Short exercise: Repeat verbatim only the lines from the one with "Rebuild this chart" through the one with "outer_x, outer_y = x_pos[-1]", both ends kept. Pictures stay out.

Provided information:

»»

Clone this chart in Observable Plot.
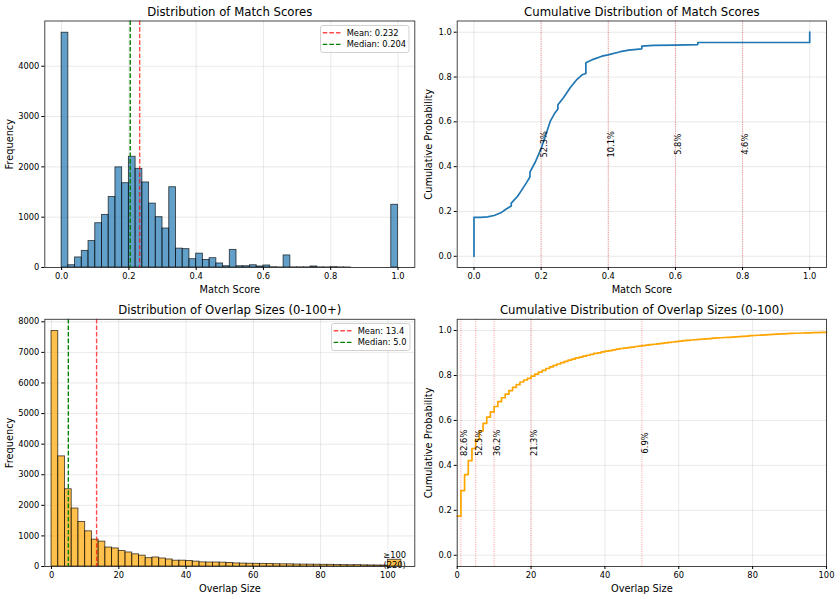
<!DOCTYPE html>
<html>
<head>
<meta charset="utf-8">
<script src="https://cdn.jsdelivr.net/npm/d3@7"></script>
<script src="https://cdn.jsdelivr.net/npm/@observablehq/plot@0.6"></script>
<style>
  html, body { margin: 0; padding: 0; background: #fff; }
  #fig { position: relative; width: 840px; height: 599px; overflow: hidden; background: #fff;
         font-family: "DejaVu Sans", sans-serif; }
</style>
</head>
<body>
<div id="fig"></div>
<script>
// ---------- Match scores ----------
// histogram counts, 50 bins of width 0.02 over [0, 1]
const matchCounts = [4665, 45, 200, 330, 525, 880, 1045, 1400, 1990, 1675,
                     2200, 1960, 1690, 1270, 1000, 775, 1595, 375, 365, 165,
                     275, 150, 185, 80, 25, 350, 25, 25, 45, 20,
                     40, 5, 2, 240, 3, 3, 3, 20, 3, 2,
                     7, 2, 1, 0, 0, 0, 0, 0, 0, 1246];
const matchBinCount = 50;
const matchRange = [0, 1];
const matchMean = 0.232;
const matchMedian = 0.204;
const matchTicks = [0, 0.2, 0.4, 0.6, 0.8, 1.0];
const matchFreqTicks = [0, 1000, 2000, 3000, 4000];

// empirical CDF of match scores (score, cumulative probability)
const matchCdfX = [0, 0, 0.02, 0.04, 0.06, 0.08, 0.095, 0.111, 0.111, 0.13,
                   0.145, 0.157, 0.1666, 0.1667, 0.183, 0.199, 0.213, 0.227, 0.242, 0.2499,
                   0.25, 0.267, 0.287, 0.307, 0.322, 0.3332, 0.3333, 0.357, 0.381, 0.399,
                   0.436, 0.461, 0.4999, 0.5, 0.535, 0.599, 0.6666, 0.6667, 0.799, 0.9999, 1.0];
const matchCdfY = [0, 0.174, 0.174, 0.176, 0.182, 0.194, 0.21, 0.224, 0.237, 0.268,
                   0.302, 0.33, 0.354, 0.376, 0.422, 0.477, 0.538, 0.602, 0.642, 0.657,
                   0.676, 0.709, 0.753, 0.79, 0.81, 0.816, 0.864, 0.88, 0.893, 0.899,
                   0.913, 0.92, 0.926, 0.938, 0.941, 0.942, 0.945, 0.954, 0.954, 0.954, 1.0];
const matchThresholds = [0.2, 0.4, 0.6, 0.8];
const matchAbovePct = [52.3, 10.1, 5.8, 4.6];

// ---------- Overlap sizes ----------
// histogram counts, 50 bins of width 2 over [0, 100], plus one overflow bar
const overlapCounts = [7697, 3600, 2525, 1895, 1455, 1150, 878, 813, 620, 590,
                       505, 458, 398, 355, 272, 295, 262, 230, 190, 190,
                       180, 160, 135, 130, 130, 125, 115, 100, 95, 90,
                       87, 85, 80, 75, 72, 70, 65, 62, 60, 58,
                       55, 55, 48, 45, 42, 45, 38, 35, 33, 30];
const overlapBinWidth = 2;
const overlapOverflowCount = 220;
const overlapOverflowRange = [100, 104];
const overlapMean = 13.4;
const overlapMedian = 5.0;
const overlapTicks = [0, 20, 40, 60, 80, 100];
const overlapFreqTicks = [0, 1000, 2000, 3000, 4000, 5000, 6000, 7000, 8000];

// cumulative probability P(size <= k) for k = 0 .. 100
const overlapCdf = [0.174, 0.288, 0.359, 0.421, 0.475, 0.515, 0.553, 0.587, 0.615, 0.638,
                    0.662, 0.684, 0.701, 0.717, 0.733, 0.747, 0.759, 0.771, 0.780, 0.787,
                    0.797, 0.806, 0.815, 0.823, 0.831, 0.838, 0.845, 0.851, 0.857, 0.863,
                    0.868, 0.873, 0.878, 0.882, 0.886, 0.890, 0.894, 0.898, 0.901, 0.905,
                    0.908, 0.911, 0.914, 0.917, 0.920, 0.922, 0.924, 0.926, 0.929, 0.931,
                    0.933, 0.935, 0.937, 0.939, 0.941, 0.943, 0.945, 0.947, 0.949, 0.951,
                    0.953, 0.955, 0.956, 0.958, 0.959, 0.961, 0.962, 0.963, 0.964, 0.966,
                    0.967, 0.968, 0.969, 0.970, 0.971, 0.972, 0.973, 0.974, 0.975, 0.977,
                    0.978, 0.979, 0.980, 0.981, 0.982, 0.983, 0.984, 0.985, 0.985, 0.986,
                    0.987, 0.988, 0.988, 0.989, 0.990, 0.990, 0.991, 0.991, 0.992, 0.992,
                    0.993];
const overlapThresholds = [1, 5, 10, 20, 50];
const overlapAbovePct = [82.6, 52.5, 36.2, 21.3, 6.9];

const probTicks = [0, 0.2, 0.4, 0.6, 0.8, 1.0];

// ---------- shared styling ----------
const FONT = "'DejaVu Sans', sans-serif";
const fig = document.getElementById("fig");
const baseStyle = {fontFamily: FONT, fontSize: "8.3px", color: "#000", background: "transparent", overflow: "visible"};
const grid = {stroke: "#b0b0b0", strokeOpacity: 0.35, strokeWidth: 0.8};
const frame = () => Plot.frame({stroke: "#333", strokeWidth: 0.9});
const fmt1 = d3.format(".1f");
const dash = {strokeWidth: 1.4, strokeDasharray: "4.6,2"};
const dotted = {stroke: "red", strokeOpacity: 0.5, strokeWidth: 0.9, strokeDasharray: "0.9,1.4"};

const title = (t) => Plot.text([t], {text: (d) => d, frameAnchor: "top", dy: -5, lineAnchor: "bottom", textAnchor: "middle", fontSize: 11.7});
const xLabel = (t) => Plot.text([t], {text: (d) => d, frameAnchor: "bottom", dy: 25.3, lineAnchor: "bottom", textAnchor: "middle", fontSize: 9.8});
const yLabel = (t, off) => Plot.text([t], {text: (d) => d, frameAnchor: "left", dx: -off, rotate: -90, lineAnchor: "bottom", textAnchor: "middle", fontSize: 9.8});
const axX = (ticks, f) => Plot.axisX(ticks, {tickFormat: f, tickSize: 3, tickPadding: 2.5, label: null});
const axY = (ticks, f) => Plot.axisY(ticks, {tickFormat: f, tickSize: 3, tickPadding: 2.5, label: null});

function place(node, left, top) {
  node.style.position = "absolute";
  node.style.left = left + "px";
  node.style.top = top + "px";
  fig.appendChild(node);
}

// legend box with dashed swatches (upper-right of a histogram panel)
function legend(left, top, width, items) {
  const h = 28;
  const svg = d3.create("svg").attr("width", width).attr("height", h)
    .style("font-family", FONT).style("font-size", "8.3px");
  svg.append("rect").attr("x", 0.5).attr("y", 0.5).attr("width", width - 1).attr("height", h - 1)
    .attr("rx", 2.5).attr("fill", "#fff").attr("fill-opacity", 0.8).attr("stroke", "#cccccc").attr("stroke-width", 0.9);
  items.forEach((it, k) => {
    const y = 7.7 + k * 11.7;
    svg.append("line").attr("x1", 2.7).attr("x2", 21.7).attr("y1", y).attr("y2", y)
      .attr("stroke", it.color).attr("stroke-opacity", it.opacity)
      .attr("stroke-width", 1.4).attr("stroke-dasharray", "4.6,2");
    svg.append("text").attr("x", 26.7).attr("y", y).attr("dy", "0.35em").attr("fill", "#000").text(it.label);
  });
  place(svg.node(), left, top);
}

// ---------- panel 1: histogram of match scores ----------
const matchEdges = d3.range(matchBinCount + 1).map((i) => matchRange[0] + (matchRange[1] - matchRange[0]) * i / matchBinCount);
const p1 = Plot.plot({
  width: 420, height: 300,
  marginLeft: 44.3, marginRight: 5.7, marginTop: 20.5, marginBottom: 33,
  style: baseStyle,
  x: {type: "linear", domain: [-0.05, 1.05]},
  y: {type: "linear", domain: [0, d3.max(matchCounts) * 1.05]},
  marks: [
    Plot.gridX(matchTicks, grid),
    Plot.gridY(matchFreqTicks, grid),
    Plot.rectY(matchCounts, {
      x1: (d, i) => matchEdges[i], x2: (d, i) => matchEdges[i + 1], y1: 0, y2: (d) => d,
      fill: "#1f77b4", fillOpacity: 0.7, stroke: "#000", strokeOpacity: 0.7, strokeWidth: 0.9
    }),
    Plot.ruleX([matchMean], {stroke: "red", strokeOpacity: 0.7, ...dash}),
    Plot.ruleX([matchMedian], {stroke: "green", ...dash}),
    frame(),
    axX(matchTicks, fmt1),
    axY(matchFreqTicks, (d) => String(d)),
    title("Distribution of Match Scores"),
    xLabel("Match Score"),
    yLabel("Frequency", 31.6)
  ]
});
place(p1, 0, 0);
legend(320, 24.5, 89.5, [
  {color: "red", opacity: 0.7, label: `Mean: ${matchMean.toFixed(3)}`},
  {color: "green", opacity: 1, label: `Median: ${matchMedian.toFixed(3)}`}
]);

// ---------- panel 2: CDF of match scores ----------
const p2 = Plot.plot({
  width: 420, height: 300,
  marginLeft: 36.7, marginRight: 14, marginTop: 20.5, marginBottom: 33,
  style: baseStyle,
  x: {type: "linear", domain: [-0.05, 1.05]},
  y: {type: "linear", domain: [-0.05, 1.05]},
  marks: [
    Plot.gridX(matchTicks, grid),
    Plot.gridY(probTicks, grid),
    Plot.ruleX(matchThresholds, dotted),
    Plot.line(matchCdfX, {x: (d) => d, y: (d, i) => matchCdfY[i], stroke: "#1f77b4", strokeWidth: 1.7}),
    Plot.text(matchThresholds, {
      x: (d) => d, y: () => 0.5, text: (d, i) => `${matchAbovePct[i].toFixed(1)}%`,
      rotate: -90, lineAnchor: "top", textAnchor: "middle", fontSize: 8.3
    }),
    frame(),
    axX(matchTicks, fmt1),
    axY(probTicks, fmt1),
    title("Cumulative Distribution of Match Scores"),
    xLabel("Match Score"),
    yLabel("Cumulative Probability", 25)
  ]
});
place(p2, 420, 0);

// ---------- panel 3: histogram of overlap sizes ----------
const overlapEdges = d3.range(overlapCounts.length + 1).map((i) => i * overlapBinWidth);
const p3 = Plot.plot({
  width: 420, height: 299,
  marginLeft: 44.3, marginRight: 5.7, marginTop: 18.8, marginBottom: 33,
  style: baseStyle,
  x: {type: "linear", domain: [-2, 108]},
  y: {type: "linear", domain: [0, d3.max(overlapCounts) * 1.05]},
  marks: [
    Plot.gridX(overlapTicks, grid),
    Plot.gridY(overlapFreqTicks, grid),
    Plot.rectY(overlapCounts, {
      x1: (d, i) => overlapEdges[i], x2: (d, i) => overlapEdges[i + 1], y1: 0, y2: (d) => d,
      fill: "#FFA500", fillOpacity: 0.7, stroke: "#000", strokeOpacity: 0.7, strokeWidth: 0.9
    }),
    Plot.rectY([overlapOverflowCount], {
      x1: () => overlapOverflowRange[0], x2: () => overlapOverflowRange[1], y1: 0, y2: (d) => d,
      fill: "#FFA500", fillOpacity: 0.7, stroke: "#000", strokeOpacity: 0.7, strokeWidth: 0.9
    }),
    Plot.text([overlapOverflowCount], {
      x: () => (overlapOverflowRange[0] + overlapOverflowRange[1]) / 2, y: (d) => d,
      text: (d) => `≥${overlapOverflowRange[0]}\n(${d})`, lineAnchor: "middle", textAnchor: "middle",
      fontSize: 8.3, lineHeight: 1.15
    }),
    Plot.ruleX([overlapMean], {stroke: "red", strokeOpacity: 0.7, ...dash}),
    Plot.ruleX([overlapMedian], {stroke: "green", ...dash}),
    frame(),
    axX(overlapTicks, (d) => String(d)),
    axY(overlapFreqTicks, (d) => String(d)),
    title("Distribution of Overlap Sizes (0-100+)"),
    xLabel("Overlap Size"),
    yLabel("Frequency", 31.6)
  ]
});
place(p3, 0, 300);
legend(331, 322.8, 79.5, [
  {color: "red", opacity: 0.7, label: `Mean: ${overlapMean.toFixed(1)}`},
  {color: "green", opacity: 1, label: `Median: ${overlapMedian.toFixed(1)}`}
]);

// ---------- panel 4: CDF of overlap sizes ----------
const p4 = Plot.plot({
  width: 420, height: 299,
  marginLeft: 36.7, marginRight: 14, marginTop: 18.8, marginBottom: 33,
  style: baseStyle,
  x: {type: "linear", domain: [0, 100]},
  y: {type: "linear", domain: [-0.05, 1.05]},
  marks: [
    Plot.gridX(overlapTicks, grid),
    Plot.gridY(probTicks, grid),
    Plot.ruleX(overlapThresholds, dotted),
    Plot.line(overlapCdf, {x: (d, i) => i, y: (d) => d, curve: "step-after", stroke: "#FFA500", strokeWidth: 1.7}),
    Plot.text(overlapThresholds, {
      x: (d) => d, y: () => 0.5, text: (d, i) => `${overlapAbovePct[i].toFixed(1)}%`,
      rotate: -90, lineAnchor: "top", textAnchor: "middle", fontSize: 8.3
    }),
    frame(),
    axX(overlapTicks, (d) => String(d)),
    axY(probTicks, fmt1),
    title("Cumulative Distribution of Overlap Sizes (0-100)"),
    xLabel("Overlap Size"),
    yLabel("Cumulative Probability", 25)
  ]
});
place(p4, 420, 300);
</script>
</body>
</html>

««
»»

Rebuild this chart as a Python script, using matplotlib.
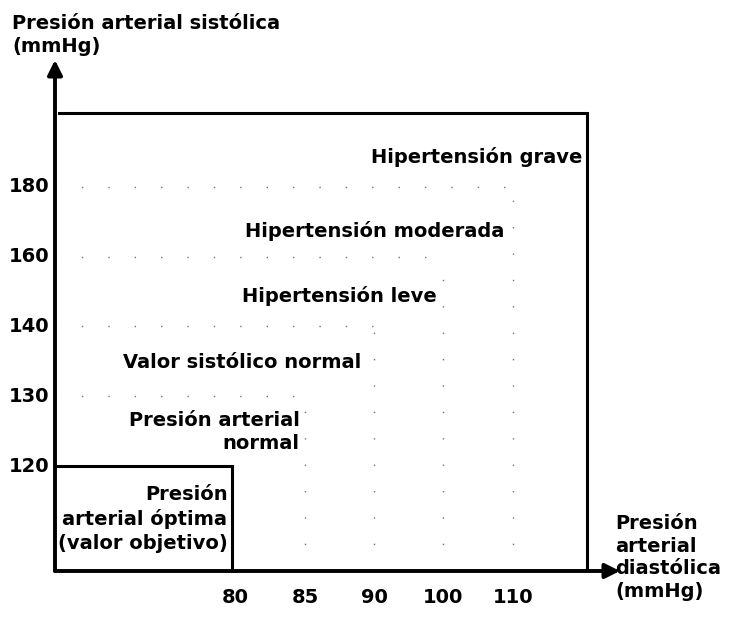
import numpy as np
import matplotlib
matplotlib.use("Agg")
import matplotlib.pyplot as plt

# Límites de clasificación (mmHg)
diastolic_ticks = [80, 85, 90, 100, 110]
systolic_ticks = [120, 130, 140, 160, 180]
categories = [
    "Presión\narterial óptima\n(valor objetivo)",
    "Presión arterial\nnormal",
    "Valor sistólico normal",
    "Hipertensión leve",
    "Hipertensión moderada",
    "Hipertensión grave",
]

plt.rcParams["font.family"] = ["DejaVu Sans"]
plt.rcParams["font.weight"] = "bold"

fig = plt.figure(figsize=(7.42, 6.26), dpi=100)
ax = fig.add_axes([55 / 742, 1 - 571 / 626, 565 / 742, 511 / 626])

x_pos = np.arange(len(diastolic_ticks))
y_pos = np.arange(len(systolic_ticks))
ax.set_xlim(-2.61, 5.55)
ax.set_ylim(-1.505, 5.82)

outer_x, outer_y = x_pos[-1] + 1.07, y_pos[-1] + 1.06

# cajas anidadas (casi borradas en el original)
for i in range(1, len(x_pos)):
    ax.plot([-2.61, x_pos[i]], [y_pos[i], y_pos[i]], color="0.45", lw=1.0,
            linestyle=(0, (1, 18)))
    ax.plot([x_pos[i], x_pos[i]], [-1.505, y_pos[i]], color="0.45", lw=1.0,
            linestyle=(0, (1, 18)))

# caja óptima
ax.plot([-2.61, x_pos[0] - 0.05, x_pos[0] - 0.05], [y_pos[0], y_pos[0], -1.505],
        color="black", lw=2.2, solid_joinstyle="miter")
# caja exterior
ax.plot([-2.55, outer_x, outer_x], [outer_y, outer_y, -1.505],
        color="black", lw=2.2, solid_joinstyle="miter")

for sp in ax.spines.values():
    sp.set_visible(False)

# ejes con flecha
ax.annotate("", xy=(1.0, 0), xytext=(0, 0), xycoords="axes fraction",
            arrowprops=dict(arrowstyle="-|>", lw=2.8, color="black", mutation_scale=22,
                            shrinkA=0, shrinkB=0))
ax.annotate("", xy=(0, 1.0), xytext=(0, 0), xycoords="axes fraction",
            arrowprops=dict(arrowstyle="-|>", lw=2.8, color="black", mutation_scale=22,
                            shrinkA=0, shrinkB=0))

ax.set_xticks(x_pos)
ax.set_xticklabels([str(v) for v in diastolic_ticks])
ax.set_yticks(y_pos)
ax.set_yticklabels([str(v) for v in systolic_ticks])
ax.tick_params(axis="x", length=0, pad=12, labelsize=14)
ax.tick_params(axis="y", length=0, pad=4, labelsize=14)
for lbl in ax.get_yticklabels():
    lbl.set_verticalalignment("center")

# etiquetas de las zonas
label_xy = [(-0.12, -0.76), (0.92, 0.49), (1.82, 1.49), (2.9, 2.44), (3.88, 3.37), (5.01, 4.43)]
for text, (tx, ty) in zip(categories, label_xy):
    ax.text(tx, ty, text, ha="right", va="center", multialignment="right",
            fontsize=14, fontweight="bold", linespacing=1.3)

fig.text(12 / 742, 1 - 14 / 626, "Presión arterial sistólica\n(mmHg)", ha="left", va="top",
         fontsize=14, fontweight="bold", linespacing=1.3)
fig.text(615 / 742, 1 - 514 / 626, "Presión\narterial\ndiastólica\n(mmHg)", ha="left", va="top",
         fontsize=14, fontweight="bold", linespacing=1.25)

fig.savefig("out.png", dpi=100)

««
»»

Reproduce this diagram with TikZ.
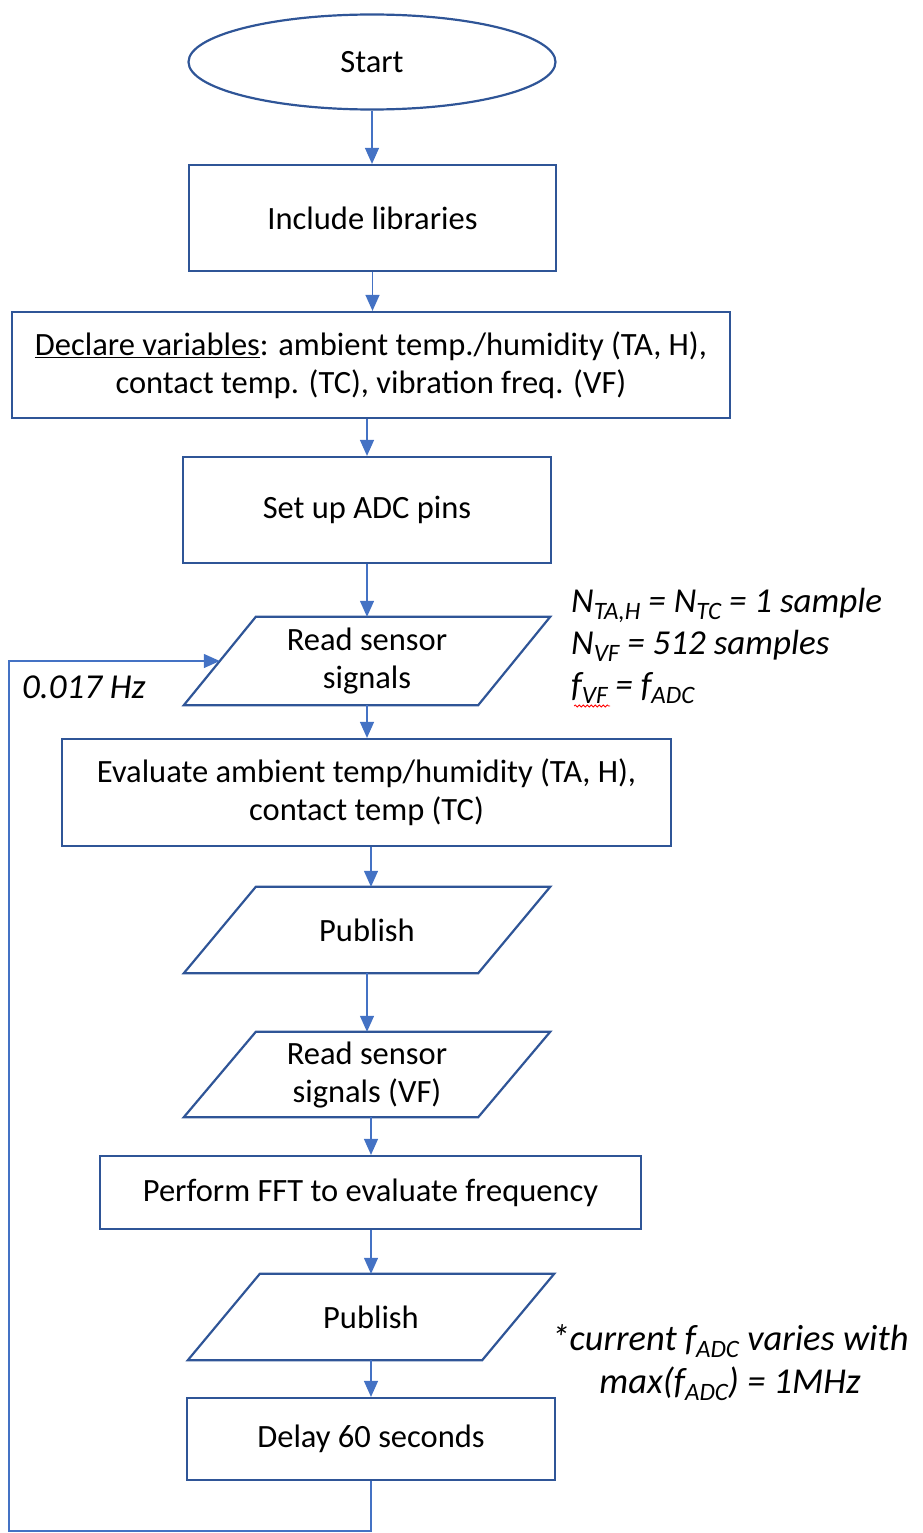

««

Result:
Rebuild this chart as a Python script, using matplotlib.
import numpy as np
import matplotlib
matplotlib.use("Agg")
import matplotlib.pyplot as plt

# Límites de clasificación (mmHg)
diastolic_ticks = [80, 85, 90, 100, 110]
systolic_ticks = [120, 130, 140, 160, 180]
categories = [
    "Presión\narterial óptima\n(valor objetivo)",
    "Presión arterial\nnormal",
    "Valor sistólico normal",
    "Hipertensión leve",
    "Hipertensión moderada",
    "Hipertensión grave",
]

plt.rcParams["font.family"] = ["DejaVu Sans"]
plt.rcParams["font.weight"] = "bold"

fig = plt.figure(figsize=(7.42, 6.26), dpi=100)
ax = fig.add_axes([55 / 742, 1 - 571 / 626, 565 / 742, 511 / 626])

x_pos = np.arange(len(diastolic_ticks))
y_pos = np.arange(len(systolic_ticks))
ax.set_xlim(-2.61, 5.55)
ax.set_ylim(-1.505, 5.82)

outer_x, outer_y = x_pos[-1] + 1.07, y_pos[-1] + 1.06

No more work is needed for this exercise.